Under this standard, Brenner stated a claim.  The FTC, at least in certain contexts, views phenoxyethanol to be “artificial” and thus not “natural.” This conclusion wasn’t dispositive evidence of meaning, but it raised a plausible inference that a significant portion of consumers could be misled. The product packaging, which uses a lot of green and depictions of flowering plants, reinforced the plausibility of misleadingness.  Also, even if a reasonable consumer wouldn’t believe that a “Natural Clean” baby wipe contained no synthetic ingredients, it was plausible that a reasonable consumer would believe such a product did not contain any potentially harmful chemicals.
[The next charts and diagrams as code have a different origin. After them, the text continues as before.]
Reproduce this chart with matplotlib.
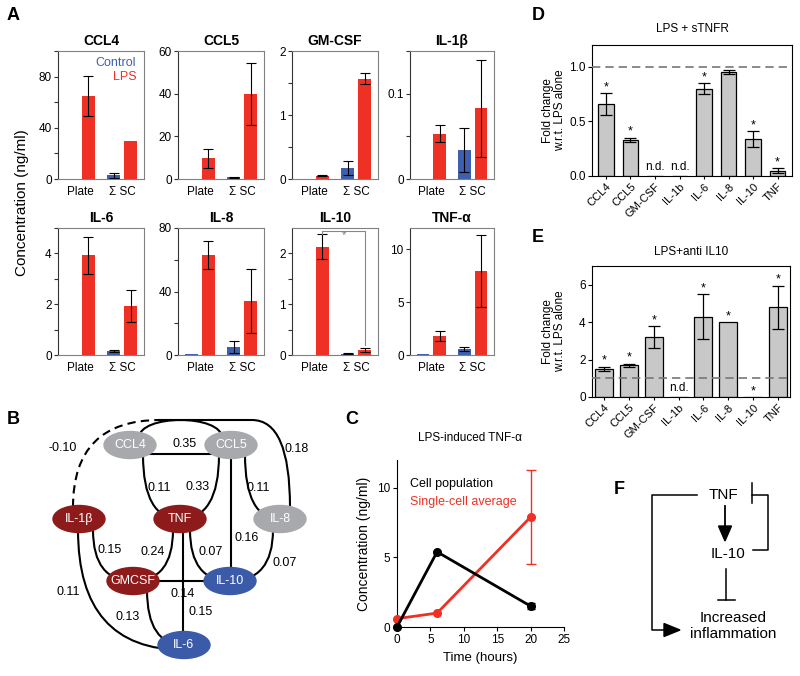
import numpy as np
import matplotlib
matplotlib.use('Agg')
import matplotlib.pyplot as plt
from matplotlib.patches import Ellipse, PathPatch
from matplotlib.path import Path

plt.rcParams['font.family'] = ['Liberation Sans', 'DejaVu Sans']
plt.rcParams['axes.linewidth'] = 0.8
plt.rcParams['xtick.major.width'] = 0.8
plt.rcParams['ytick.major.width'] = 0.8
plt.rcParams['ytick.minor.width'] = 0.8

RED = '#ee3124'
BLUE = '#3d5fb0'
W, H = 800, 676

# A: cytokines, plate vs summed single cells (control / LPS)
cytokines = ['CCL4', 'CCL5', 'GM-CSF', 'IL-1β', 'IL-6', 'IL-8', 'IL-10', 'TNF-α']
conditions = ['Plate', 'Σ SC']
ctrl_mean = [[0, 3.0], [0, 0.8], [0, 0.17], [0, 0.034], [0, 0.15], [0.5, 5.0], [0, 0.02], [0.05, 0.6]]
ctrl_err = [[0, 2.0], [0, 0.3], [0, 0.11], [0, 0.026], [0, 0.03], [0, 4.0], [0, 0.01], [0, 0.2]]
lps_mean = [[65, 29.5], [9.7, 40], [0.05, 1.57], [0.053, 0.083], [3.92, 1.92], [63, 34], [2.13, 0.09], [1.8, 7.9]]
lps_err = [[15.5, 0], [4.4, 14.5], [0.005, 0.08], [0.01, 0.057], [0.73, 0.63], [9, 20], [0.25, 0.04], [0.45, 3.4]]
a_ymax = [100, 60, 2, 0.15, 5, 80, 2.5, 12]
a_major = [[0, 40, 80], [0, 20, 40, 60], [0, 1, 2], [0, 0.1], [0, 2, 4], [0, 40, 80], [0, 1, 2], [0, 5, 10]]
a_minor = [[20, 60, 100], [], [0.5, 1.5], [0.05, 0.15], [1, 3, 5], [20, 60], [0.5, 1.5], []]

# C: LPS-induced TNF time course
hours = [0, 6, 20]
pop_tnf = [0, 5.4, 1.5]
pop_err = [0, 0, 0.2]
sc_tnf = [0.6, 1.0, 7.9]
sc_err = [0, 0, 3.4]

# D / E: fold change w.r.t. LPS alone
fold_cats = ['CCL4', 'CCL5', 'GM-CSF', 'IL-1b', 'IL-6', 'IL-8', 'IL-10', 'TNF']
stnfr_mean = [0.66, 0.33, np.nan, np.nan, 0.80, 0.95, 0.34, 0.05]
stnfr_err = [0.10, 0.02, np.nan, np.nan, 0.05, 0.02, 0.07, 0.02]
stnfr_sig = [1, 1, 0, 0, 1, 0, 1, 1]
anti_mean = [1.5, 1.7, 3.2, np.nan, 4.3, 4.0, 0.0, 4.8]
anti_err = [0.12, 0.08, 0.58, np.nan, 1.18, 0.0, 0.0, 1.15]
anti_sig = [1, 1, 1, 0, 1, 1, 1, 1]

# B: correlation network
node_names = ['CCL4', 'CCL5', 'IL-1β', 'TNF', 'IL-8', 'GMCSF', 'IL-10', 'IL-6']
node_colors = ['#a7a9ac', '#a7a9ac', '#8e1b1b', '#8e1b1b', '#a7a9ac', '#8e1b1b', '#3b5ba9', '#3b5ba9']
edge_labels = ['-0.10', '0.35', '0.18', '0.11', '0.33', '0.11', '0.16',
               '0.15', '0.24', '0.07', '0.07', '0.15', '0.14', '0.13', '0.11']

fig = plt.figure(figsize=(W / 100, H / 100), dpi=100)

# overlay in pixel coordinates for diagrams and labels
ov = fig.add_axes([0, 0, 1, 1])
ov.set_xlim(0, W)
ov.set_ylim(H, 0)
ov.axis('off')


def px_axes(x0, y0, x1, y1):
    return fig.add_axes([x0 / W, 1 - y1 / H, (x1 - x0) / W, (y1 - y0) / H])


def draw_path(pts, codes, **kw):
    cm = {'M': Path.MOVETO, 'L': Path.LINETO, 'Q': Path.CURVE3, 'C': Path.CURVE4}
    ov.add_patch(PathPatch(Path(pts, [cm[c] for c in codes]), fill=False, **kw))


# ---- panel A ----
a_cols = [(58, 144), (178, 264), (292, 378), (410, 494)]
a_rows = [(51, 179), (228, 355)]
x = np.arange(2)
for k, name in enumerate(cytokines):
    x0, x1 = a_cols[k % 4]
    y0, y1 = a_rows[k // 4]
    ax = px_axes(x0, y0, x1, y1)
    ax.bar(x - 0.2, ctrl_mean[k], 0.3, color=BLUE)
    ax.bar(x + 0.2, lps_mean[k], 0.3, color=RED)
    for dx, ms, es in ((-0.2, ctrl_mean[k], ctrl_err[k]), (0.2, lps_mean[k], lps_err[k])):
        for xi, m, e in zip(x + dx, ms, es):
            if e > 0:
                ax.errorbar(xi, m, yerr=e, fmt='none', ecolor='black',
                            elinewidth=0.8, capsize=3.5, capthick=0.8)
    ax.set_xlim(-0.52, 1.52)
    ax.set_ylim(0, a_ymax[k])
    ax.set_yticks(a_major[k])
    ax.set_yticklabels(['%g' % v for v in a_major[k]])
    ax.set_yticks(a_minor[k], minor=True)
    ax.set_xticks(x)
    ax.set_xticklabels(conditions)
    ax.tick_params(axis='x', length=0, pad=5, labelsize=8.5)
    ax.tick_params(axis='y', which='both', length=3, pad=1.5, labelsize=8.5, color='#333')
    for s in ax.spines.values():
        s.set_color('#808080')
    ax.spines['left'].set_color('#333')
    ax.set_title(name, fontweight='bold', fontsize=10, pad=4)
    if name == 'CCL4':
        ax.text(0.91, 0.905, 'Control', color=BLUE, ha='right', va='center',
                fontsize=9, transform=ax.transAxes)
        ax.text(0.91, 0.795, 'LPS', color=RED, ha='right', va='center',
                fontsize=9, transform=ax.transAxes)
    if name == 'IL-10':
        ax.plot([0.2, 0.2, 1.2, 1.2], [2.38, 2.44, 2.44, 0.2], color='#888', lw=0.8)
        ax.text(0.72, 2.36, '*', color='#777', ha='center', va='center', fontsize=8)

ov.text(22, 203, 'Concentration (ng/ml)', rotation=90, ha='center', va='center', fontsize=11)


# ---- panels D, E ----
def fold_panel(box, means, errs, sig, width, xlim, ymax, yticks, fmt, title, tpad):
    ax = px_axes(*box)
    xi = np.arange(len(fold_cats))
    m = np.array(means, float)
    e = np.array(errs, float)
    ax.bar(xi, np.nan_to_num(m), width, color='#c8c8c8', edgecolor='black', lw=0.9)
    ok = ~np.isnan(m) & (np.nan_to_num(e) > 0)
    ax.errorbar(xi[ok], m[ok], yerr=e[ok], fmt='none', ecolor='black',
                elinewidth=0.9, capsize=4, capthick=0.9)
    ax.axhline(1.0, color='#777', ls=(0, (5, 3)), lw=1.2, zorder=3)
    for i in xi:
        if np.isnan(m[i]):
            ax.annotate('n.d.', (i, 0), xytext=(0, 2), textcoords='offset points',
                        ha='center', va='bottom', fontsize=8.5)
        elif sig[i]:
            top = m[i] + np.nan_to_num(e[i])
            ax.annotate('*', (i, top), xytext=(0, 0), textcoords='offset points',
                        ha='center', va='bottom', fontsize=9)
    ax.set_xlim(*xlim)
    ax.set_ylim(0, ymax)
    ax.set_yticks(yticks)
    ax.set_yticklabels([fmt % v for v in yticks])
    ax.set_xticks(xi)
    ax.set_xticklabels(fold_cats, rotation=45, ha='right', rotation_mode='anchor')
    ax.tick_params(axis='x', length=2, pad=2, labelsize=8)
    ax.tick_params(axis='y', length=3, pad=1.5, labelsize=8.5)
    ax.set_ylabel('Fold change\nw.r.t. LPS alone', fontsize=8.5, linespacing=1.05)
    ax.yaxis.set_label_coords(-0.13, 0.5)
    ax.set_title(title, fontsize=8.5, pad=tpad)
    return ax


fold_panel((592, 45, 792, 176), stnfr_mean, stnfr_err, stnfr_sig, 0.62, (-0.57, 7.59),
           1.2, [0, 0.5, 1.0], '%.1f', 'LPS + sTNFR', 9)
fold_panel((592, 266, 790, 397), anti_mean, anti_err, anti_sig, 0.72, (-0.48, 7.48),
           7, [0, 2, 4, 6], '%d', 'LPS+anti IL10', 8)

# ---- panel C ----
axc = px_axes(397, 460, 564, 627)
axc.plot(hours, pop_tnf, color='black', lw=2, marker='o', ms=5.5, clip_on=False, zorder=4)
axc.errorbar(hours[2], pop_tnf[2], yerr=pop_err[2], fmt='none', ecolor='black',
             elinewidth=1, capsize=3, zorder=4)
axc.plot(hours, sc_tnf, color=RED, lw=2, marker='o', ms=5.5, clip_on=False, zorder=3)
axc.errorbar(hours[2], sc_tnf[2], yerr=sc_err[2], fmt='none', ecolor=RED,
             elinewidth=1, capsize=3.5, zorder=3)
axc.set_xlim(0, 25)
axc.set_ylim(0, 12)
axc.set_xticks([0, 5, 10, 15, 20, 25])
axc.set_yticks([0, 5, 10])
axc.spines['top'].set_visible(False)
axc.spines['right'].set_visible(False)
axc.tick_params(length=3, pad=2, labelsize=8.5)
axc.set_xlabel('Time (hours)', fontsize=9.5, labelpad=4)
axc.set_ylabel('Concentration (ng/ml)', fontsize=10, labelpad=4)
axc.set_title('LPS-induced TNF-α', fontsize=8.5, pad=14, x=0.44)
axc.text(2.0, 10.3, 'Cell population', color='black', fontsize=9, va='center')
axc.text(2.0, 9.0, 'Single-cell average', color=RED, fontsize=9, va='center')

# ---- panel B ----
node_xy = {'CCL4': (130, 445), 'CCL5': (231, 445), 'IL-1β': (79, 519), 'TNF': (180, 519),
           'IL-8': (280, 519), 'GMCSF': (133, 581), 'IL-10': (230, 581), 'IL-6': (184, 645)}
edge_paths = [
    ([(73, 507), (73, 420), (160, 420)], 'MQQ', True),
    ([(130, 454), (231, 454)], 'ML', False),
    ([(158, 420), (252, 420), (290, 420), (290, 507)], 'MLQQ', False),
    ([(143, 455), (143, 519), (180, 519)], 'MQQ', False),
    ([(219, 455), (219, 519), (180, 519)], 'MQQ', False),
    ([(245, 455), (245, 519), (280, 519)], 'MQQ', False),
    ([(231, 445), (231, 581)], 'ML', False),
    ([(93, 530), (93, 581), (133, 581)], 'MQQ', False),
    ([(173, 530), (173, 581), (133, 581)], 'MQQ', False),
    ([(190, 530), (190, 581), (230, 581)], 'MQQ', False),
    ([(273, 530), (273, 581), (230, 581)], 'MQQ', False),
    ([(183, 519), (183, 645)], 'ML', False),
    ([(133, 581), (230, 581)], 'ML', False),
    ([(147, 590), (147, 645), (184, 645)], 'MQQ', False),
    ([(78, 530), (78, 650), (184, 650)], 'MQQ', False),
]
edge_label_xy = [(63, 448), (185, 444), (297, 449), (159, 488), (198, 487), (258, 488),
                 (247, 538), (110, 550), (153, 552), (211, 552), (285, 563), (201, 612),
                 (183, 594), (128, 617), (68, 592)]
# top loop joining CCL4 and CCL5
draw_path([(139, 438), (139, 414), (222, 414), (222, 438)], 'MCCC', color='black', lw=1.5, zorder=1)
for pts, codes, dashed in edge_paths:
    draw_path(pts, codes, color='black', lw=1.5, zorder=1,
              ls=(0, (4, 2.5)) if dashed else '-')
for lab, (lx, ly) in zip(edge_labels, edge_label_xy):
    ov.text(lx, ly, lab, ha='center', va='center', fontsize=9)
for name, col in zip(node_names, node_colors):
    nx, ny = node_xy[name]
    ov.add_patch(Ellipse((nx, ny), 52, 27, color=col, zorder=2))
    ov.text(nx, ny, name, color='white', ha='center', va='center', fontsize=9, zorder=3)

# ---- panel F ----
ov.text(723, 495, 'TNF', ha='center', va='center', fontsize=11)
ov.text(728, 554, 'IL-10', ha='center', va='center', fontsize=11)
ov.text(733, 626, 'Increased\ninflammation', ha='center', va='center', fontsize=11,
        linespacing=1.15)
ov.plot([725, 725], [506, 528], color='black', lw=1.3)
ov.add_patch(plt.Polygon([(718.5, 526), (731.5, 526), (725, 541)], color='black', zorder=3))
ov.plot([726, 726], [569, 600], color='black', lw=1.1)
ov.plot([718, 735], [600, 600], color='black', lw=1.1)
ov.plot([753, 768, 768, 752], [550, 550, 495, 495], color='black', lw=1.1)
ov.plot([752, 752], [483, 503], color='black', lw=1.1)
ov.plot([697, 652, 652, 666], [495, 495, 630, 630], color='black', lw=1.1)
ov.add_patch(plt.Polygon([(664, 623.5), (664, 636.5), (680, 630)], color='black', zorder=3))

# panel letters
for letter, (lx, ly) in zip('ABCDEF', [(13, 15), (13, 420), (352, 420), (538, 15), (538, 238), (619, 489)]):
    ov.text(lx, ly, letter, ha='center', va='center', fontsize=13, fontweight='bold')

fig.savefig('out.png', dpi=100)
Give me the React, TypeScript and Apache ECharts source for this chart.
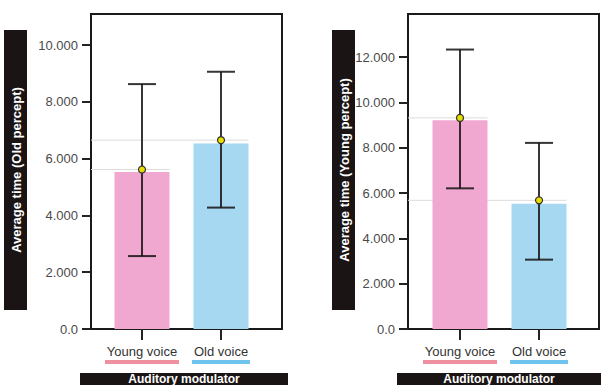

The bulleted text below the label, “unscented with a touch of aloe,” was not enough to limit the “natural” claim: it wouldn’t prevent a reasonable consumer from thinking that the claim meant anything more than “unscented with a touch of aloe.”  The court refused to find as a matter of law that a “natural” claim, unmodified by “100%” or “all,” couldn’t plausibly be deceptive.  Likewise, the fact that “Natural Clean” was a trade name didn’t prevent it from being deceptive; trademark law doesn’t preempt California consumer protection law.

P&G also argued that the “Natural Clean” label couldn’t be actionable because “natural” has no generally-accepted meaning. Most of the dictionary definitions to which P&G pointed were clearly inapposite: P&G definitely wasn’t claiming that its wipes are “based on an inherent sense of right and wrong” (as in “natural justice”) or “relat[ed] by actual consanguinity as distinguished from adoption” (as in “natural parents”).  But the more pertinent definition, “existing in or produced by nature : not artificial,” was consistent with Brenner’s allegations.

The FDA and FTC haven’t defined “natural,” but that didn’t make deception implausible; both entities have indicated that misuse of the term could be deceptive.  The FTC has taken at least two enforcement actions against cosmetic manufacturers for their use of “natural” claims because the product contained phenoxyethanol.  While the FTC has said that “natural may be used in numerous contexts and may convey different meanings depending on that context,” that just indicates that “natural” doesn’t have a universal meaning across product categories; it could still have a falsifiable meaning in a given context.

The court also declined to stay this action under the primary jurisdiction doctrine.